Mental Health Parity: NFIB discussions with Governor Gary Johnson resulted in a veto of a mental health parity insurance coverage mandate.
Minimum Wage Increase: Governor Gary Johnson vetoed a bill sponsored by Senator Phil Maloof (D-Albuquerque) and opposed by NFIB/NM increasing the state minimum wage to $6.15 per hour by July 1, 2002. Also, the Senate Corporations Committee killed a "living wage" bill sponsored by Senator Linda Lopez (D-Albuquerque) that would have raised the state minimum wage to $9 per hour.
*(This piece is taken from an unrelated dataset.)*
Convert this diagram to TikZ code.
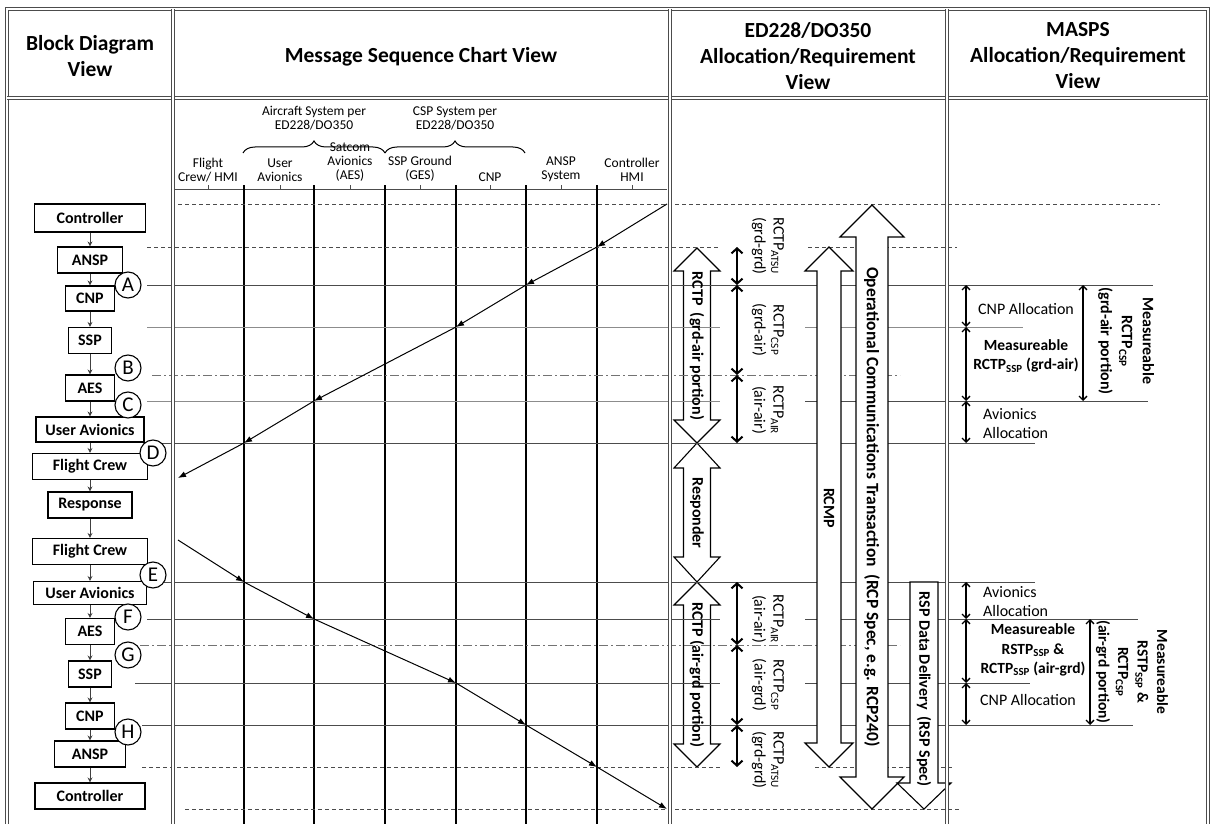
\documentclass[tikz,border=0pt]{standalone}
\usepackage{fontspec}
\setmainfont{Carlito}
\usetikzlibrary{arrows.meta,decorations.pathreplacing}
\newcommand{\fsz}[2]{\fontsize{#1}{#2}\selectfont}
% xc, ytop, ybot, half shaft, half head, head length
\newcommand{\dblarr}[6]{%
  \path[fat] (#1,#2) -- ({#1+#5},{#2+#6}) -- ({#1+#4},{#2+#6}) -- ({#1+#4},{#3-#6}) -- ({#1+#5},{#3-#6}) -- (#1,#3) -- ({#1-#5},{#3-#6}) -- ({#1-#4},{#3-#6}) -- ({#1-#4},{#2+#6}) -- ({#1-#5},{#2+#6}) -- cycle;}
\begin{document}
\begin{tikzpicture}[x=1pt,y=-1pt,
  blk/.style={draw=black, line width=1.1pt, font=\bfseries\fsz{16}{18}, inner sep=0pt, minimum height=26pt},
  lbl/.style={circle, draw=black, line width=1.1pt, fill=white, minimum size=26pt, inner sep=0pt, font=\fsz{21}{21}},
  flow/.style={-{Stealth[length=5pt,width=5pt]}, line width=0.8pt, draw=black!75},
  msg/.style={-{Latex[length=8pt,width=6pt]}, line width=1pt, draw=black},
  hl/.style={draw=black!70, line width=1pt},
  hlg/.style={draw=black!45, line width=1pt},
  hld/.style={draw=black!70, line width=1pt, dash pattern=on 4pt off 3pt},
  hlc/.style={draw=black!55, line width=1pt, dash pattern=on 9pt off 3pt on 2pt off 3pt},
  sep/.style={draw=black!70, double=white, line width=1pt, double distance=2.5pt},
  life/.style={draw=black, line width=1.1pt},
  fat/.style={draw=black, line width=1.1pt, fill=white},
  thk/.style={{Straight Barb[length=5pt,width=11pt]}-{Straight Barb[length=5pt,width=11pt]}, line width=2pt},
  thn/.style={{Straight Barb[length=4pt,width=8pt]}-{Straight Barb[length=4pt,width=8pt]}, line width=1.3pt},
  hdr/.style={font=\bfseries\fsz{21.5}{26}, align=center},
  msch/.style={font=\fsz{13.5}{14}, align=center, inner sep=0pt},
  rl/.style={rotate=-90, font=\fsz{16}{19}, align=center, inner sep=0pt},
  rb/.style={rotate=-90, font=\bfseries\fsz{16}{18}, align=center, inner sep=0pt},
  ml/.style={font=\fsz{16}{19}, align=left, inner sep=0pt},
  mb/.style={font=\bfseries\fsz{15.5}{19.5}, align=center, inner sep=0pt}
]
\fill[white] (0,0) rectangle (1213,824);
\useasboundingbox (0,0) rectangle (1213,824);

% ---------- big response arrows (under lines) ----------
\dblarr{697}{248}{443}{13.5}{23}{23}
\dblarr{697}{443}{582}{13.5}{23}{25}
\dblarr{697}{582}{767}{13.5}{23}{23}

% ---------- MSC header ----------
\node[msch] (hac) at (314,118) {Aircraft System per\\ED228/DO350};
\node[msch] (hcsp) at (455,118) {CSP System per\\ED228/DO350};
\draw[line width=1pt, decorate, decoration={brace, amplitude=12pt}] (243,153) -- (385,153);
\draw[line width=1pt, decorate, decoration={brace, amplitude=12pt}] (385,153) -- (525,153);
\node[msch, anchor=south] (lfc) at (208,182) {Flight\\Crew/ HMI};
\node[msch, anchor=south] (lua) at (280,182) {User\\Avionics};
\node[msch, anchor=south] (laes) at (350,182) {Satcom\\Avionics\\(AES)};
\node[msch, anchor=south] (lssp) at (420,182) {SSP Ground\\(GES)};
\node[msch, anchor=south] (lcnp) at (490,182) {CNP};
\node[msch, anchor=south] (lansp) at (561,182) {ANSP\\System};
\node[msch, anchor=south] (lctl) at (632,182) {Controller\\HMI};
\draw[hl] (173,189) -- (667,189);
\foreach \x in {208,280,350,420,490,561,632} \draw[hl] (\x,185) -- (\x,189);

% ---------- lifelines ----------
\foreach \x in {244,314,385,456,526,597} \draw[life] (\x,185) -- (\x,824);

% ---------- horizontal reference lines ----------
\draw[hld] (178,204) -- (1160,204);
\draw[hld] (147,247) -- (720,247);
\draw[hld] (808,247) -- (957,247);
\draw[hl] (147,285) -- (1153,285);
\draw[hlg] (147,327) -- (720,327);
\draw[hlg] (805,327) -- (1023,327);
\draw[hlc] (152,375) -- (900,375);
\draw[hlg] (147,401) -- (720,401);
\draw[hl] (805,401) -- (1148,401);
\draw[hl] (145,443) -- (1035,443);
\draw[hl] (146,582) -- (1035,582);
\draw[hl] (147,619) -- (720,619);
\draw[hl] (805,619) -- (1138,619);
\draw[hlc] (140,645) -- (900,645);
\draw[hl] (135,683) -- (720,683);
\draw[hl] (805,683) -- (1030,683);
\draw[hl] (142,725) -- (1133,725);
\draw[hld] (142,767) -- (722,767);
\draw[hld] (815,767) -- (952,767);
\draw[hld] (185,809) -- (960,809);

% ---------- messages ----------
\coordinate (m0) at (667,204);
\coordinate (m1) at (597,247);
\coordinate (m2) at (526,285);
\coordinate (m3) at (456,327);
\coordinate (m4) at (314,401);
\coordinate (m5) at (244,443);
\coordinate (m6) at (178,478);
\draw[msg] (m0) -- (m1);
\draw[msg] (m1) -- (m2);
\draw[msg] (m2) -- (m3);
\draw[msg] (m3) -- (m4);
\draw[msg] (m4) -- (m5);
\draw[msg] (m5) -- (m6);
\coordinate (n0) at (178,540);
\coordinate (n1) at (244,582);
\coordinate (n2) at (314,619);
\coordinate (n3) at (456,683);
\coordinate (n4) at (526,725);
\coordinate (n5) at (597,767);
\coordinate (n6) at (667,809);
\draw[msg] (n0) -- (n1);
\draw[msg] (n1) -- (n2);
\draw[msg] (n2) -- (n3);
\draw[msg] (n3) -- (n4);
\draw[msg] (n4) -- (n5);
\draw[msg] (n5) -- (n6);

% ---------- ED228 column ----------
\node[rb] (trctp1) at (697,346) {RCTP \ (grd-air portion)};
\node[rb] (tresp) at (697,513) {Responder};
\node[rb] (trctp2) at (697,675) {RCTP (air-grd portion)};

\dblarr{829}{247}{767}{12}{24}{24}
\node[rb] (trcmp) at (829,508) {RCMP};
\dblarr{872}{205}{809}{16}{32}{32}
\node[rb, font=\bfseries\fsz{17.5}{20}] (top) at (872,507) {Operational Communications Transaction \ (RCP Spec, e.g. RCP240)};
\path[fat] (910,582) -- (938,582) -- (938,783) -- (951,783) -- (924,809) -- (897,783) -- (910,783) -- cycle;
\node[rb] (trsp) at (924,689) {RSP Data Delivery \ (RSP Spec)};

\coordinate (e1) at (737,247);
\coordinate (e2) at (737,285);
\coordinate (e3) at (737,375);
\coordinate (e4) at (737,443);
\coordinate (e5) at (737,582);
\coordinate (e6) at (737,645);
\coordinate (e7) at (737,725);
\coordinate (e8) at (737,767);
\draw[thk] (e1) -- (e2);
\draw[thk] (e2) -- (e3);
\draw[thk] (e3) -- (e4);
\draw[thk] (e5) -- (e6);
\draw[thk] (e6) -- (e7);
\draw[thk] (e7) -- (e8);
\node[rl] (r1) at (768,246) {RCTP\textsubscript{ATSU}\\(grd-grd)};
\node[rl] (r2) at (768,330) {RCTP\textsubscript{CSP}\\(grd-air)};
\node[rl] (r3) at (768,410) {RCTP\textsubscript{AIR}\\(air-air)};
\node[rl] (r4) at (768,619) {RCTP\textsubscript{AIR}\\(air-air)};
\node[rl] (r5) at (768,685) {RCTP\textsubscript{CSP}\\(air-grd)};
\node[rl] (r6) at (768,760) {RCTP\textsubscript{ATSU}\\(grd-grd)};

% ---------- MASPS column ----------
\coordinate (p1) at (966,285);
\coordinate (p2) at (966,327);
\coordinate (p3) at (966,401);
\coordinate (p4) at (966,443);
\coordinate (q1) at (1083,285);
\coordinate (q2) at (1083,401);
\draw[thn] (p1) -- (p2);
\draw[thn] (p2) -- (p3);
\draw[thn] (p3) -- (p4);
\draw[thn] (q1) -- (q2);
\node[ml] (s1) at (1026,309) {CNP Allocation};
\node[mb] (s2) at (1026,356) {Measureable\\RCTP\textsubscript{SSP} (grd-air)};
\node[ml, anchor=west] (s3) at (983,424) {Avionics\\Allocation};
\node[rb, font=\bfseries\fsz{16}{21}] (s4) at (1126,341) {Measureable\\RCTP\textsubscript{CSP}\\(grd-air portion)};

\coordinate (p5) at (966,582);
\coordinate (p6) at (966,619);
\coordinate (p7) at (966,683);
\coordinate (p8) at (966,725);
\coordinate (q3) at (1090,619);
\coordinate (q4) at (1090,725);
\draw[thn] (p5) -- (p6);
\draw[thn] (p6) -- (p7);
\draw[thn] (p7) -- (p8);
\draw[thn] (q3) -- (q4);
\node[ml, anchor=west] (s5) at (983,602) {Avionics\\Allocation};
\node[mb] (s6) at (1033,650) {Measureable\\RSTP\textsubscript{SSP} \&\\RCTP\textsubscript{SSP} (air-grd)};
\node[ml] (s7) at (1028,700) {CNP Allocation};
\node[rb, font=\bfseries\fsz{15.5}{19.5}] (s8) at (1132,672) {Measureable\\RSTP\textsubscript{SSP} \&\\RCTP\textsubscript{CSP}\\(air-grd portion)};

% ---------- block diagram ----------
\node[blk, minimum width=111pt, minimum height=28pt] (ctl1) at (90,218) {Controller};
\node[blk, minimum width=65pt] (ansp1) at (90,260) {ANSP};
\node[blk, minimum width=49pt, minimum height=25pt] (cnp1) at (90,298.5) {CNP};
\node[blk, minimum width=43pt] (ssp1) at (90,340.5) {SSP};
\node[blk, minimum width=49pt] (aes1) at (90,388) {AES};
\node[blk, minimum width=108pt, minimum height=25pt] (ua1) at (90,429.5) {User Avionics};
\node[blk, minimum width=115pt] (fc1) at (90,466.5) {Flight Crew};
\node[blk, minimum width=84pt] (resp) at (90,505) {Response};
\node[blk, minimum width=115pt] (fc2) at (90,551.5) {Flight Crew};
\node[blk, minimum width=113pt, minimum height=23pt] (ua2) at (90,593) {User Avionics};
\node[blk, minimum width=49pt] (aes2) at (90,631.5) {AES};
\node[blk, minimum width=43pt] (ssp2) at (90,674) {SSP};
\node[blk, minimum width=49pt] (cnp2) at (90,716) {CNP};
\node[blk, minimum width=71pt] (ansp2) at (90,754) {ANSP};
\node[blk, minimum width=110pt] (ctl2) at (90,796) {Controller};
\draw[flow] (ctl1) -- (ansp1);
\draw[flow] (ansp1) -- (cnp1);
\draw[flow] (cnp1) -- (ssp1);
\draw[flow] (ssp1) -- (aes1);
\draw[flow] (aes1) -- (ua1);
\draw[flow] (ua1) -- (fc1);
\draw[flow] (fc1) -- (resp);
\draw[flow] (resp) -- (fc2);
\draw[flow] (fc2) -- (ua2);
\draw[flow] (ua2) -- (aes2);
\draw[flow] (aes2) -- (ssp2);
\draw[flow] (ssp2) -- (cnp2);
\draw[flow] (cnp2) -- (ansp2);
\draw[flow] (ansp2) -- (ctl2);
\node[lbl] (cA) at (128,285) {A};
\node[lbl] (cB) at (128,368) {B};
\node[lbl] (cC) at (128,405) {C};
\node[lbl] (cD) at (153,453) {D};
\node[lbl] (cE) at (153,575) {E};
\node[lbl] (cF) at (128,617) {F};
\node[lbl] (cG) at (128,655) {G};
\node[lbl] (cH) at (128,732) {H};

% ---------- frame and column separators ----------
\draw[sep] (7,824) -- (7,9) -- (1208,9) -- (1208,824);
\draw[sep] (7,98) -- (1208,98);
\draw[sep] (173,9) -- (173,824);
\draw[sep] (670,9) -- (670,824);
\draw[sep] (947,9) -- (947,824);

% ---------- header ----------
\node[hdr] (h1) at (90,56) {Block Diagram\\View};
\node[hdr] (h2) at (421,57) {Message Sequence Chart View};
\node[hdr] (h3) at (808,56) {ED228/DO350\\Allocation/Requirement\\View};
\node[hdr] (h4) at (1078,56) {MASPS\\Allocation/Requirement\\View};
\end{tikzpicture}
\end{document}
Labor Unions: Rep. Kip Nicely (R-Albuquerque) introduced a bill to prohibit labor unions from using dues money for political purposes without the prior approval of union members. The bill required written authorization from union members and creation of a separate political action committee account for political expenditures by unions. The bill died on its first hearing in the House Labor committee.
Unemployment Insurance: An Unemployment Insurance rate cut bill, sponsored by NFIB member Rep. Jerry Sandal (D-San Juan), resulted in $40 million in savings for New Mexico businesses. The bill cut rates by 33 percent to 66 percent over two years, with a long-term 10 percent reduction.
Whistleblower Protection: The legislature, with help from NFIB/New Mexico, killed the Whistleblower Protection Act sponsored by Rep. Max Coll (D-Santa Fe). The bill would have prohibited businesses from firing employees who reported their employer for violating a law or regulation. The bill would not have required the report to be true, and would have even protected reports made directly to the news media.
Minimum Wage: NFIB, supporting the power of the marketplace to set wages, helped kill an increase in the state minimum wage.